=== STATED EXERCISE ===
Begin with the first line and repeat exactly through the line containing "dead_marlin = [0, 0, 0, 1, 1, 3, 3, 0, 1, 1]"; leave every image out.

>> START

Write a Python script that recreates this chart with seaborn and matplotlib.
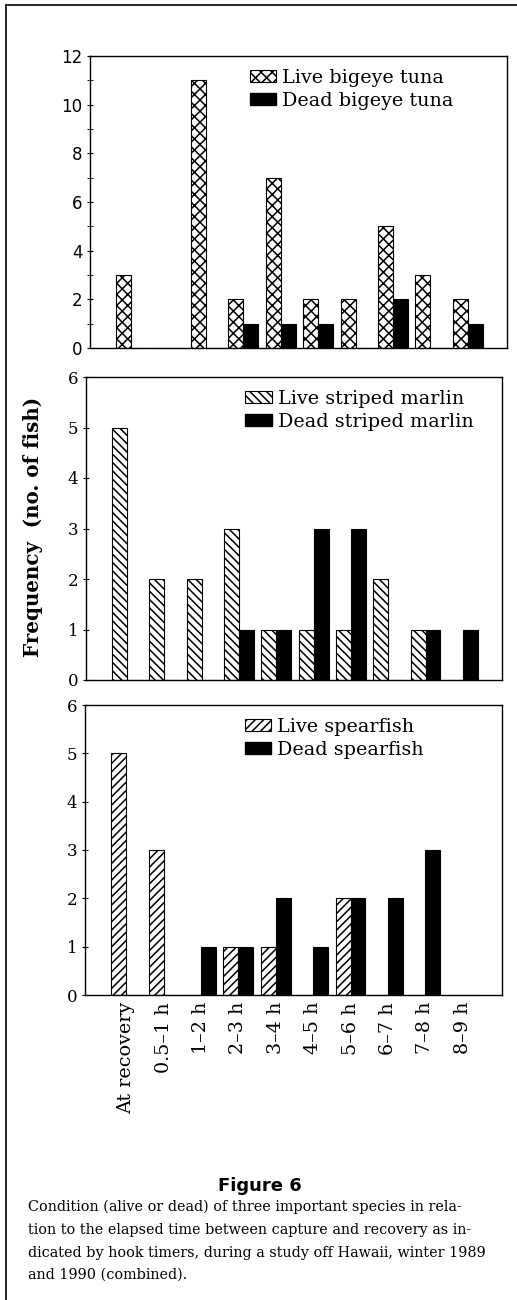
import matplotlib
matplotlib.use("Agg")
import matplotlib.pyplot as plt
from matplotlib.patches import Patch
from matplotlib.lines import Line2D
import seaborn as sns
import pandas as pd

categories = ["At recovery", "0.5\u20131 h", "1\u20132 h", "2\u20133 h", "3\u20134 h",
              "4\u20135 h", "5\u20136 h", "6\u20137 h", "7\u20138 h", "8\u20139 h"]

live_bigeye = [3, 0, 11, 2, 7, 2, 2, 5, 3, 2]
dead_bigeye = [0, 0, 0, 1, 1, 1, 0, 2, 0, 1]

live_marlin = [5, 2, 2, 3, 1, 1, 1, 2, 1, 0]
dead_marlin = [0, 0, 0, 1, 1, 3, 3, 0, 1, 1]

live_spear = [5, 3, 0, 1, 1, 0, 2, 0, 0, 0]
dead_spear = [0, 0, 1, 1, 2, 1, 2, 2, 3, 0]

panels = [
    ("Live bigeye tuna", "Dead bigeye tuna", live_bigeye, dead_bigeye, "xxx", 12, [0, 2, 4, 6, 8, 10, 12]),
    ("Live striped marlin", "Dead striped marlin", live_marlin, dead_marlin, "\\\\\\\\", 6, [0, 1, 2, 3, 4, 5, 6]),
    ("Live spearfish", "Dead spearfish", live_spear, dead_spear, "////", 6, [0, 1, 2, 3, 4, 5, 6]),
]

caption = ("Condition (alive or dead) of three important species in rela-\n"
           "tion to the elapsed time between capture and recovery as in-\n"
           "dicated by hook timers, during a study off Hawaii, winter 1989\n"
           "and 1990 (combined).")

sns.set_style("ticks")
plt.rcParams["font.family"] = ["DejaVu Serif"]
plt.rcParams["hatch.linewidth"] = 1.1
plt.rcParams["axes.linewidth"] = 1.0
for k in ["text.color", "axes.labelcolor", "xtick.color", "ytick.color", "axes.edgecolor"]:
    plt.rcParams[k] = "black"

fig = plt.figure(figsize=(5.17, 13.0), dpi=100)

boxes = [
    [90 / 517, 1 - 348 / 1300, (507 - 90) / 517, (348 - 56) / 1300],
    [86 / 517, 1 - 680 / 1300, (502 - 86) / 517, (680 - 377) / 1300],
    [85 / 517, 1 - 995 / 1300, (502 - 85) / 517, (995 - 705) / 1300],
]

for i, (lname, dname, live, dead, hatch, ymax, yt) in enumerate(panels):
    ax = fig.add_axes(boxes[i])
    df = pd.DataFrame({
        "cat": categories * 2,
        "cond": [lname] * len(categories) + [dname] * len(categories),
        "val": live + dead,
    })
    sns.barplot(data=df, x="cat", y="val", hue="cond", order=categories,
                hue_order=[lname, dname], palette=["white", "black"],
                width=0.8, ax=ax, legend=False, saturation=1)
    for bar in ax.containers[0]:
        bar.set_facecolor("white")
        bar.set_edgecolor("black")
        bar.set_hatch(hatch)
        bar.set_linewidth(0.8)
    for bar in ax.containers[1]:
        bar.set_facecolor("black")
        bar.set_edgecolor("black")
        bar.set_linewidth(0.8)
    ax.set_xlim(-1.1, 10.05)
    ax.set_ylim(0, ymax)
    ax.set_yticks(yt)
    if ymax == 12:
        ax.set_yticks(range(1, 12, 2), minor=True)
        for t in ax.get_yticklabels():
            t.set_family("DejaVu Sans")
    ax.tick_params(axis="y", direction="inout", length=5, labelsize=12, pad=3)
    ax.tick_params(axis="y", which="minor", direction="inout", length=4)
    ax.set_xlabel("")
    ax.set_ylabel("")
    for s in ax.spines.values():
        s.set_visible(True)
        s.set_linewidth(1.0)
    if i < 2:
        ax.set_xticks([])
    else:
        ax.set_xticks(range(len(categories)))
        ax.set_xticklabels(categories, rotation=90, fontsize=13.8)
        ax.tick_params(axis="x", length=0, pad=5)
    handles = [Patch(facecolor="white", edgecolor="black", hatch=hatch, linewidth=0.8),
               Patch(facecolor="black", edgecolor="black")]
    ax.legend(handles, [lname, dname], loc="upper left",
              bbox_to_anchor=(0.355, 0.995), frameon=False,
              handlelength=1.4, handleheight=0.55, handletextpad=0.3,
              labelspacing=0.25, borderaxespad=0.2,
              prop={"family": "DejaVu Serif", "size": 13.8})

fig.text(33 / 517, 1 - 527 / 1300, "Frequency  (no. of fish)", rotation=90,
         ha="center", va="center", fontsize=14.3, fontweight="bold", family="DejaVu Serif")

fig.text(260 / 517, 1 - 1186 / 1300, "Figure 6", ha="center", va="center",
         fontsize=13, fontweight="bold", family="DejaVu Sans")
fig.text(28 / 517, 1 - 1200 / 1300, caption, ha="left", va="top",
         fontsize=10.35, family="DejaVu Serif", linespacing=1.78)

fig.add_artist(Line2D([6 / 517, 1.0], [1 - 5 / 1300, 1 - 5 / 1300], color="black", lw=1.2))
fig.add_artist(Line2D([6 / 517, 6 / 517], [0, 1 - 5 / 1300], color="black", lw=1.2))

fig.savefig("out.png", dpi=100)
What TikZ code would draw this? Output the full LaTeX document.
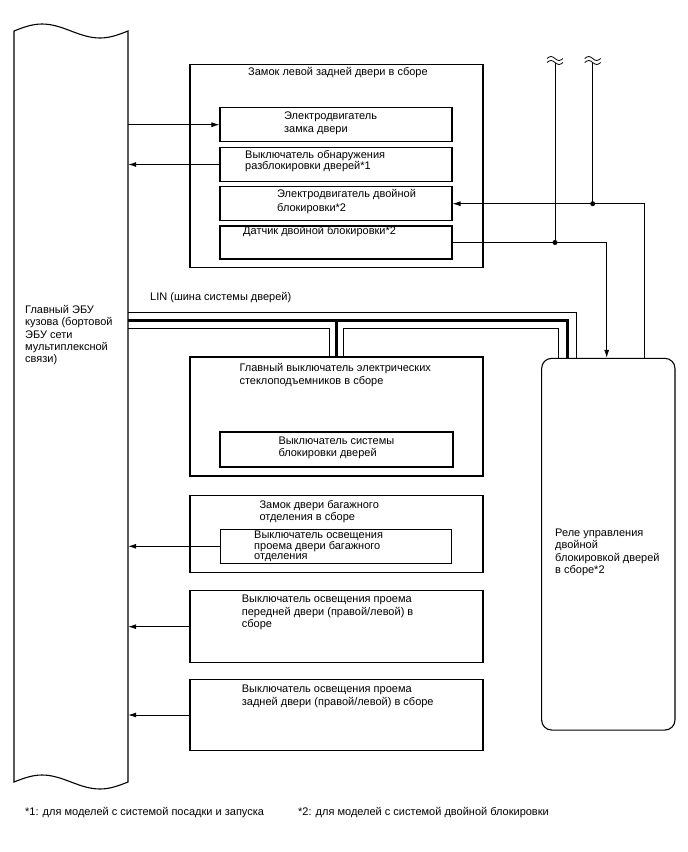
\documentclass[tikz,border=0pt]{standalone}
\usepackage{fontspec}
\setmainfont{Liberation Sans}
\usetikzlibrary{arrows.meta}
\begin{document}
\begin{tikzpicture}[x=1pt,y=-1pt,
  box/.style={draw, line width=1.1pt, inner sep=0pt, anchor=center},
  wire/.style={line width=0.8pt},
  bus/.style={line width=3pt},
  arr/.style={wire, -{Latex[length=8pt,width=5pt]}},
  lbl/.style={anchor=base west, inner sep=0pt, align=left, font=\fontsize{11}{12.5}\selectfont},
  dot/.style={circle, fill, inner sep=0pt, minimum size=5pt}
]
\useasboundingbox (0,0) rectangle (688,852);

% ECU
\node[inner sep=0pt, minimum width=114, minimum height=752] (ecu) at (71,406) {};
\draw[line width=1.1pt] (14,31) sin (42,24) cos (71,31) sin (100,38) cos (128,31)
  -- (128,782) sin (100,789) cos (71,782) sin (42,775) cos (14,782) -- cycle;
\node[lbl, font=\fontsize{11}{12.3}\selectfont] (ecut) at (25,362.7)
  {Главный ЭБУ\\кузова (бортовой\\ЭБУ сети\\мультиплексной\\связи)};

% Rear left door lock
\node[box, minimum width=293, minimum height=203.4] (lock) at (336.5,166) {};
\node[lbl] (lockt) at (248,75) {Замок левой задней двери в сборе};
\node[box, minimum width=232, minimum height=34] (m1) at (336,124.7) {};
\node[lbl] (m1t) at (284,132) {Электродвигатель\\замка двери};
\node[box, minimum width=232, minimum height=34.4] (m2) at (336,164.5) {};
\node[lbl, font=\fontsize{11}{11.8}\selectfont] (m2t) at (245,169.8) {Выключатель обнаружения\\разблокировки дверей*1};
\node[box, minimum width=232, minimum height=34] (m3) at (336,203.7) {};
\node[lbl, font=\fontsize{11}{14}\selectfont] (m3t) at (277,211) {Электродвигатель двойной\\блокировки*2};
\node[box, minimum width=232, minimum height=33] (m4) at (336,242.5) {};
\node[lbl] (m4t) at (243,234.5) {Датчик двойной блокировки*2};

% LIN label
\node[lbl] (lin) at (150,300) {LIN (шина системы дверей)};

% Power window master switch
\node[box, minimum width=293, minimum height=119] (pw) at (336.5,416.5) {};
\node[lbl, font=\fontsize{11}{13}\selectfont] (pwt) at (239.3,384) {Главный выключатель электрических\\стеклоподъемников в сборе};
\node[box, minimum width=233, minimum height=35] (pwi) at (336.5,449.5) {};
\node[lbl, font=\fontsize{11}{12}\selectfont] (pwit) at (278.3,456) {Выключатель системы\\блокировки дверей};

% Trunk lock
\node[box, minimum width=293, minimum height=77.7] (tr) at (336.5,533.9) {};
\node[lbl, font=\fontsize{11}{12.4}\selectfont] (trt) at (259.3,520.4) {Замок двери багажного\\отделения в сборе};
\node[box, minimum width=231.7, minimum height=34] (tri) at (336,546.3) {};
\node[lbl, font=\fontsize{11}{9.7}\selectfont] (trit) at (254,559.4) {Выключатель освещения\\проема двери багажного\\отделения};

% Front door courtesy switch
\node[box, minimum width=293, minimum height=72] (fd) at (336.5,626.7) {};
\node[lbl] (fdt) at (241.7,627.8) {Выключатель освещения проема\\передней двери (правой/левой) в\\сборе};

% Rear door courtesy switch
\node[box, minimum width=293, minimum height=71.4] (rd) at (336.5,715) {};
\node[lbl, font=\fontsize{11}{13.4}\selectfont] (rdt) at (241.7,705.4) {Выключатель освещения проема\\задней двери (правой/левой) в сборе};

% Relay
\node[box, rounded corners=10pt, minimum width=133.3, minimum height=371.7] (relay) at (608.3,544.2) {};
\node[lbl] (relayt) at (555,573.5) {Реле управления\\двойной\\блокировкой дверей\\в сборе*2};

% Footnotes
\node[lbl] (fn1) at (25,815.5) {*1: для моделей с системой посадки и запуска};
\node[lbl] (fn2) at (298,815.5) {*2: для моделей с системой двойной блокировки};

% ECU arrows
\draw[arr] (ecu.east |- m1.west) -- (m1.west);
\draw[arr] (m2.west) -- (ecu.east |- m2.west);
\draw[arr] (tri.west) -- (ecu.east |- tri.west);
\draw[arr] (fd.west) -- (ecu.east |- fd.west);
\draw[arr] (rd.west) -- (ecu.east |- rd.west);

% LIN bus
\coordinate (yA) at (0,312.3);
\coordinate (yB) at (0,320);
\coordinate (yC) at (0,328.3);
\coordinate (xa) at (576.7,0);
\coordinate (xb) at (567,0);
\coordinate (xc) at (558.3,0);
\coordinate (xp1) at (329.3,0);
\coordinate (xp2) at (336.5,0);
\coordinate (xp3) at (343.5,0);
\draw[wire] (ecu.east |- yA) -- (xa |- yA) -- (xa |- relay.north);
\draw[bus] (ecu.east |- yB) -- (xb |- yB) -- (xb |- relay.north);
\draw[wire] (ecu.east |- yC) -- (xp1 |- yC) -- (xp1 |- pw.north);
\draw[bus] (xp2 |- yB) -- (xp2 |- pw.north);
\draw[wire] (xp3 |- pw.north) -- (xp3 |- yC) -- (xc |- yC) -- (xc |- relay.north);

% Power supply wires with break marks
\coordinate (sq1) at (555,62.5);
\coordinate (sq2) at (592.7,62.5);
\draw[wire] (547,58.5) sin (551,56.5) cos (555,58.5) sin (559,60.5) cos (563,58.5);
\draw[wire] (547,62.5) sin (551,60.5) cos (555,62.5) sin (559,64.5) cos (563,62.5);
\draw[wire] (584.7,58.5) sin (588.7,56.5) cos (592.7,58.5) sin (596.7,60.5) cos (600.7,58.5);
\draw[wire] (584.7,62.5) sin (588.7,60.5) cos (592.7,62.5) sin (596.7,64.5) cos (600.7,62.5);
\coordinate (j1) at (sq1 |- m4.east);
\coordinate (j2) at (sq2 |- m3.east);
\coordinate (xq) at (606.7,0);
\coordinate (xr) at (644,0);
\draw[wire] (sq1) -- (j1);
\draw[wire] (sq2) -- (j2);
\draw[arr] (xr |- relay.north) -- (xr |- m3.east) -- (m3.east);
\draw[arr] (m4.east) -- (xq |- m4.east) -- (xq |- relay.north);
\node[dot] (d1) at (j1) {};
\node[dot] (d2) at (j2) {};
\end{tikzpicture}
\end{document}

>> END

=== EXERCISE SOLUTION ===
Write a Python script that recreates this chart with seaborn and matplotlib.
import matplotlib
matplotlib.use("Agg")
import matplotlib.pyplot as plt
from matplotlib.patches import Patch
from matplotlib.lines import Line2D
import seaborn as sns
import pandas as pd

categories = ["At recovery", "0.5\u20131 h", "1\u20132 h", "2\u20133 h", "3\u20134 h",
              "4\u20135 h", "5\u20136 h", "6\u20137 h", "7\u20138 h", "8\u20139 h"]

live_bigeye = [3, 0, 11, 2, 7, 2, 2, 5, 3, 2]
dead_bigeye = [0, 0, 0, 1, 1, 1, 0, 2, 0, 1]

live_marlin = [5, 2, 2, 3, 1, 1, 1, 2, 1, 0]
dead_marlin = [0, 0, 0, 1, 1, 3, 3, 0, 1, 1]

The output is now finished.